О чем они беседовали, мы точно не знаем. Но, судя по позднейшей переписке, Гумилева и Абросова интересовали тогда две темы: во-первых, наука, наука прежде всего. А во-вторых, женщины. Скорее всего, эти темы доминировали и в туруханских беседах. К тому же окружающая новых друзей атмосфера способствовала такому направлению мысли.
Туруханск представлялся зэкам городом мечты, эротическим Эльдорадо. О Туруханске мечтали, им бредили, Туруханск являлся зэкам во сне. Это был город женской ссылки. По легенде, что зародилась в беседах изголодавшихся лагерников, в Туруханске жили пять тысяч ссыльных женщин и всего восемь мужчин. Не восемь тысяч, а восемь! (Это, конечно, большое преувеличение, потому что не только же ссыльные жили в Туруханске, водилось там и немногочисленное местное население.)
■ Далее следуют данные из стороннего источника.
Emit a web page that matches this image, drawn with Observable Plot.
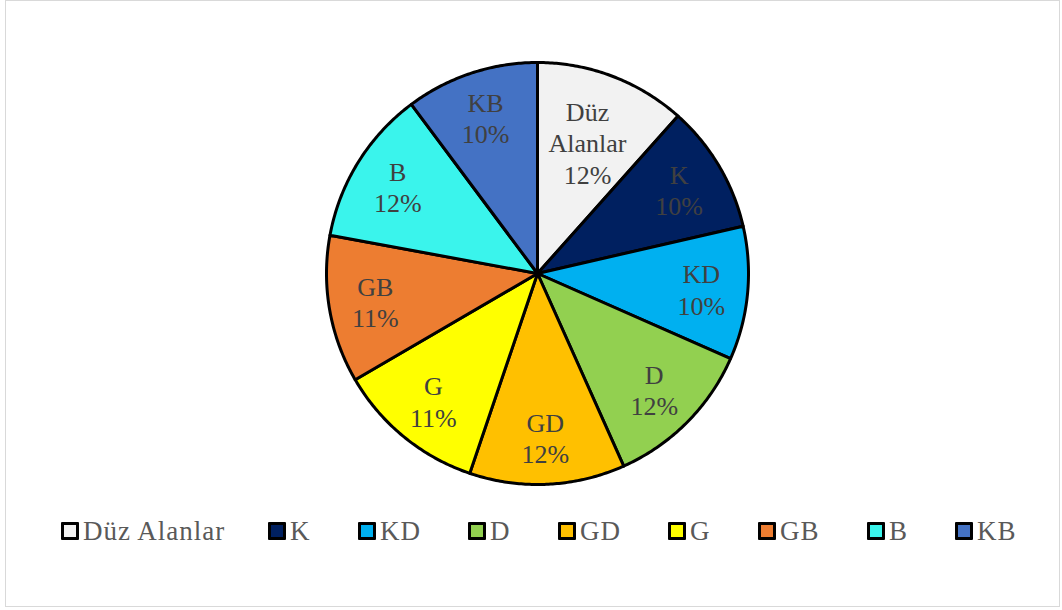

Ссыльные женщины менее всего походили на гордых амазонок, томных граций или страстных жриц Астарты. В большинстве своем они носили телогрейки и ватные брюки. Все работали и в свободное время готовились не к ночи любви, а косили сено, кололи дрова, окучивали картошку, словом, несли крест тяжкой сельской жизни в бедной и неплодородной стране, потому что Туруханск был в сущности не городом, а большим селом, застроенным серыми избами, хибарками и бараками. «Город» окружала лесотундра, в разгар лета стояли осенние холода, даже картошка едва росла, других же огородных культур не было вовсе. Хлебом в магазинах торговали не каждый день.
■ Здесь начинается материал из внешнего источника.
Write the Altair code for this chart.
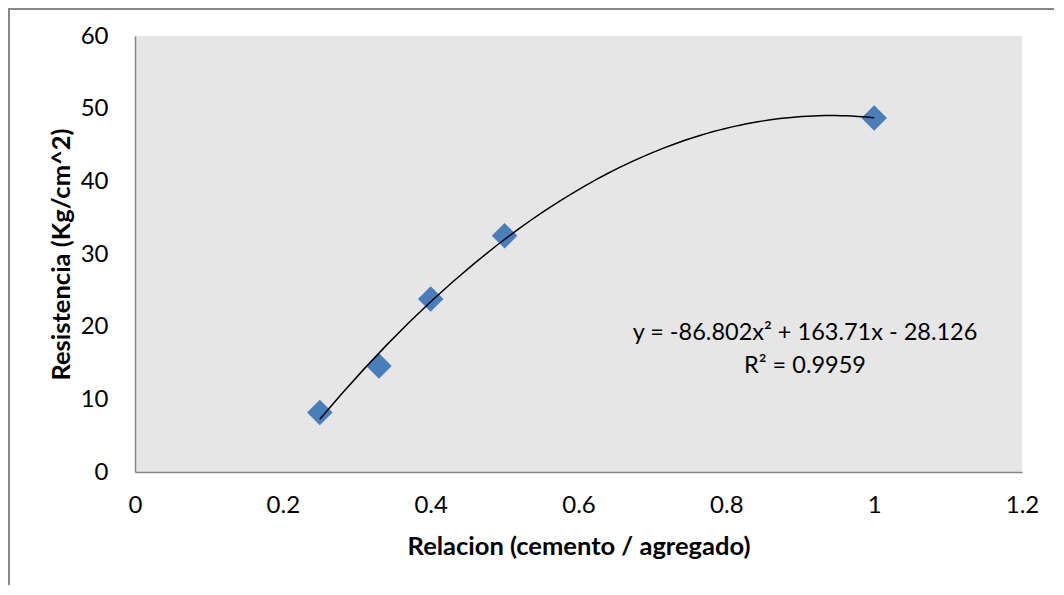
import altair as alt
import pandas as pd

# Data
relacion = [0.25, 0.33, 0.40, 0.50, 1.00]
resistencia = [8.2, 14.6, 23.8, 32.5, 48.7]
x_ticks = [0, 0.2, 0.4, 0.6, 0.8, 1.0, 1.2]
y_ticks = [0, 10, 20, 30, 40, 50, 60]
eq_lines = ["y = -86.802x\u00b2 + 163.71x - 28.126", "R\u00b2 = 0.9959"]

df = pd.DataFrame({"x": relacion, "y": resistencia})

FONT = "Lato"
AXIS_GRAY = "#868686"

x_enc = alt.X(
    "x:Q",
    scale=alt.Scale(domain=[0, 1.2], nice=False, zero=False),
    axis=alt.Axis(
        values=x_ticks, format=".1~f", title="Relacion (cemento / agregado)",
        grid=False, ticks=False, domainColor=AXIS_GRAY, domainWidth=1.5,
        labelFlush=False, labelOverlap=False,
        labelFontSize=24, labelPadding=21, labelColor="#000000", labelFont=FONT,
        titleFontSize=25.5, titleFont=FONT, titleFontWeight="bold", titleColor="#000000",
        titlePadding=17,
    ),
)
y_enc = alt.Y(
    "y:Q",
    scale=alt.Scale(domain=[0, 60], nice=False, zero=True),
    axis=alt.Axis(
        values=y_ticks, title="Resistencia (Kg/cm^2)",
        grid=False, ticks=False, domainColor=AXIS_GRAY, domainWidth=1.5,
        labelFlush=False, labelOverlap=False,
        labelFontSize=24, labelPadding=27, labelColor="#000000", labelFont=FONT,
        titleFontSize=25.5, titleFont=FONT, titleFontWeight="bold", titleColor="#000000",
        titlePadding=6,
    ),
)

border = alt.Chart(pd.DataFrame({"b": [0]})).mark_rect(
    fill="transparent", stroke="#878787", strokeWidth=2
).encode(
    x=alt.value(-126), x2=alt.value(1000),
    y=alt.value(-27), y2=alt.value(700),
)

points = alt.Chart(df).mark_point(
    shape="diamond", filled=True, size=650, color="#4A7EBB", opacity=1
).encode(x=x_enc, y=y_enc)

trend = alt.Chart(df).transform_regression(
    "x", "y", method="poly", order=2
).mark_line(color="#000000", strokeWidth=1.5).encode(x=x_enc, y=y_enc)

label = alt.Chart(pd.DataFrame({"t": [0]})).mark_text(
    font=FONT, fontSize=23.5, color="#000000", align="center", baseline="middle",
    lineHeight=33,
).encode(
    x=alt.value(670), y=alt.value(297), text=alt.value(eq_lines)
)

chart = alt.layer(border, points, trend, label).properties(
    width=887, height=436,
    background="#FFFFFF",
    autosize=alt.AutoSizeParams(type="none"),
    padding={"left": 127, "top": 28, "right": 32, "bottom": 113},
).configure_view(
    fill="#E6E6E6", stroke=None
)

chart.save("out.html", embed_options={"renderer": "svg", "actions": False})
Но Гумилева город не разочаровал. Тридцатилетний мужчина, относительно здоровый, несмотря на пять лет тюрем и лагерей, был в таком городе желанным гостем. В Туруханске Лев, по его словам, женился «морганатическим браком» на все семь дней своего отпуска. Значение слова «морганатический» туманно. Возможно, это лишь эвфемизм полигамии или группового брака: «[В]спомни: в Туруханске Наташа и Матрёна начали приобретать манеры дам. Конечно, это с них соскочило, как только мы расстались, но если бы мы жили вместе?» – напоминал Гумилев Абросову одиннадцать лет спустя. Впрочем, из текста не ясно, жил Гумилев сразу с двумя женщинами или одна из них принадлежала Козыреву или Абросову. Последнее, впрочем, маловероятно. Судя по переписке 1954–1955-го, у Абросова в 1944-м еще не было даже и первого опыта. Наконец, этот фрагмент позволяет трактовать слово «морганатический» и в прямом смысле: Наташа и Матрёна были простыми женщинами, так что их «брак» с дворянским сыном Гумилевым был «неравным».
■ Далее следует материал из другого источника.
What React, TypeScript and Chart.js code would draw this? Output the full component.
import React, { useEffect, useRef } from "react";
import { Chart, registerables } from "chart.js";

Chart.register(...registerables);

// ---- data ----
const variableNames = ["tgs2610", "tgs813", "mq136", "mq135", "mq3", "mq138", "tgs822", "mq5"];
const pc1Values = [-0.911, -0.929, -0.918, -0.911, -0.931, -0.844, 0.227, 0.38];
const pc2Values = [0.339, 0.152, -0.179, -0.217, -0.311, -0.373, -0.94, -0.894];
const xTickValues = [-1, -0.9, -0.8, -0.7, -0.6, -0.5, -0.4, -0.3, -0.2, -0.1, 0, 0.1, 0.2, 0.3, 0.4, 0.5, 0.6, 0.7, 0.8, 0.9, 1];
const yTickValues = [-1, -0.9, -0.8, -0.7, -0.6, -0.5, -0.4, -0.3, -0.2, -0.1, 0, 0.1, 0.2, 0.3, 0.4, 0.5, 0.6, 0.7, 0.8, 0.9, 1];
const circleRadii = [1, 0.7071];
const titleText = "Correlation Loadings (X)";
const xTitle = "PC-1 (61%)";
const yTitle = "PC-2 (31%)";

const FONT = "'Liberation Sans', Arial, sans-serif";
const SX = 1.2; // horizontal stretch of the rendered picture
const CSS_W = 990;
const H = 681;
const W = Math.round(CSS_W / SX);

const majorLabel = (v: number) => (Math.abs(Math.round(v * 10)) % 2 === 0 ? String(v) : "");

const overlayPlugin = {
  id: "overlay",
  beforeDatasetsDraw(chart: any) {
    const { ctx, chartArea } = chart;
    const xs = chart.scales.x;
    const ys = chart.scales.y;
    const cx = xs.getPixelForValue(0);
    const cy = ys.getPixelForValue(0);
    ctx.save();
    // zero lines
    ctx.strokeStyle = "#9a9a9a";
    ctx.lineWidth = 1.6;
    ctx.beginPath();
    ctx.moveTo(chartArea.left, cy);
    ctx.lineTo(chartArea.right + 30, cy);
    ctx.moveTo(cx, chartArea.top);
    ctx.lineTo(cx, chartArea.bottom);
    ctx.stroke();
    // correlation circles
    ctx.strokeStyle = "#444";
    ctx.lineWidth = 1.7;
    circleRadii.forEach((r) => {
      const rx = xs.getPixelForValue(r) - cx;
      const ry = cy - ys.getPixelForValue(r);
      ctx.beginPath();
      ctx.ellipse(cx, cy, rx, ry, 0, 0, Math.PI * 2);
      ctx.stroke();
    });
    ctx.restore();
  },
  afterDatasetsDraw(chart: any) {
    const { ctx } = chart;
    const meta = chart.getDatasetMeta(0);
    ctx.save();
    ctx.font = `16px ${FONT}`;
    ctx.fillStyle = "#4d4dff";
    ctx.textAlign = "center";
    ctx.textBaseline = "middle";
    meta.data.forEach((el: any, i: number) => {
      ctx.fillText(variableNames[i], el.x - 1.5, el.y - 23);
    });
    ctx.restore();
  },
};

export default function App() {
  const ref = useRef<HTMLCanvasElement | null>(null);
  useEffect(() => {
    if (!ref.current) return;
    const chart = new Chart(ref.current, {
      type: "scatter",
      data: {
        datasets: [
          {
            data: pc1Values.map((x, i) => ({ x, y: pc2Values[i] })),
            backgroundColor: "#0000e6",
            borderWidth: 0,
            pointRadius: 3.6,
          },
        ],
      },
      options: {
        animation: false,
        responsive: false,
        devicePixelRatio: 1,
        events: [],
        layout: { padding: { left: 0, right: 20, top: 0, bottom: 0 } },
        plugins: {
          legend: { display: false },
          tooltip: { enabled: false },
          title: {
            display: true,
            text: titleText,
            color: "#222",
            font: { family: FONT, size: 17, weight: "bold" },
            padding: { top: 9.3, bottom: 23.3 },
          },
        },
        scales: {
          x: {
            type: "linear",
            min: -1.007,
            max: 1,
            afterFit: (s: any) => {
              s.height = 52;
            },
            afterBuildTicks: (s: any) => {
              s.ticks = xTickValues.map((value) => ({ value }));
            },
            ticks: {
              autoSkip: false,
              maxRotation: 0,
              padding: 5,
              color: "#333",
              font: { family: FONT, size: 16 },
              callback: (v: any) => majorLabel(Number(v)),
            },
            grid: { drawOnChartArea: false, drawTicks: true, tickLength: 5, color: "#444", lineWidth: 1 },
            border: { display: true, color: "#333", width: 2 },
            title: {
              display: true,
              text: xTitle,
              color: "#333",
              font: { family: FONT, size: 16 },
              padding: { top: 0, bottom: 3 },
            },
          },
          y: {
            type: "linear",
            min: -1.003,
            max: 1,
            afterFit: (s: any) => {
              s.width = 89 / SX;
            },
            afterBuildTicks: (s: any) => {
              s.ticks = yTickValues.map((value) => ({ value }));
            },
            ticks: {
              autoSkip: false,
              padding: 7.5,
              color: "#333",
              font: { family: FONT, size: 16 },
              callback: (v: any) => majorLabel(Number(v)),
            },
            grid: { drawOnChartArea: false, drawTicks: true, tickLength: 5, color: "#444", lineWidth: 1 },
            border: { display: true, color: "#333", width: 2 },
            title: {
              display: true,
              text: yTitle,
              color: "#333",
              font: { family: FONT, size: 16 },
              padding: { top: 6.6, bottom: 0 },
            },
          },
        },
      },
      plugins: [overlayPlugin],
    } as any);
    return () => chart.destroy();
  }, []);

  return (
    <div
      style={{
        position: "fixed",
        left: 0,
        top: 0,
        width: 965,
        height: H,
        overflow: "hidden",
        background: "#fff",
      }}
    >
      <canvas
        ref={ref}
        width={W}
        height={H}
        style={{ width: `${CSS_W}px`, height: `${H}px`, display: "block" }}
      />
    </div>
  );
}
Но в этом малиннике Гумилев даже не пытался задержаться. Здесь же, в Туруханске, он решил вновь переломить волю рока и сменить тягостную, но относительно безопасную жизнь геотехника на судьбу солдата.
Часть IV
Бритва и Страшный суд
Весной 1955 года Лев Гумилев, отсидевший половину уже второго лагерного срока, напишет «своему боевому командиру, теперь министру» маршалу Жукову письмо с просьбой о помощи. Помощи Гумилев не получит, письмо до адресата скорее всего вообще не дойдет. Могущественный тогда маршал получал тысячи подобных писем. Между тем Жуков и в самом деле был боевым командиром Гумилева, рядового артиллериста-зенитчика, участника трех стратегических операций 1-го Белорусского фронта[20].
Свой призыв в армию он считал большой удачей. Солдатская служба не пугала Льва Гумилева, достойного сына своего мужественного отца. «Что я могу сказать о вооруженной защите Отечества, когда я его сам защищал в годы Великой Отечественной войны на передовой, а мой отец имел два Георгия, да и деды, и прадеды были военными, – ответит Лев Николаевич корреспонденту газеты «Красная звезда» в сентябре 1989 года. – Если верить фамильным преданиям, то мой далекий предок командовал одним из полков на Куликовом поле и там же погиб. Так что я скорее не из интеллигентов, а из семьи военных, чем весьма горжусь и постоянно это подчеркиваю. Для меня ратная служба – это неотъемлемая часть гражданского долга».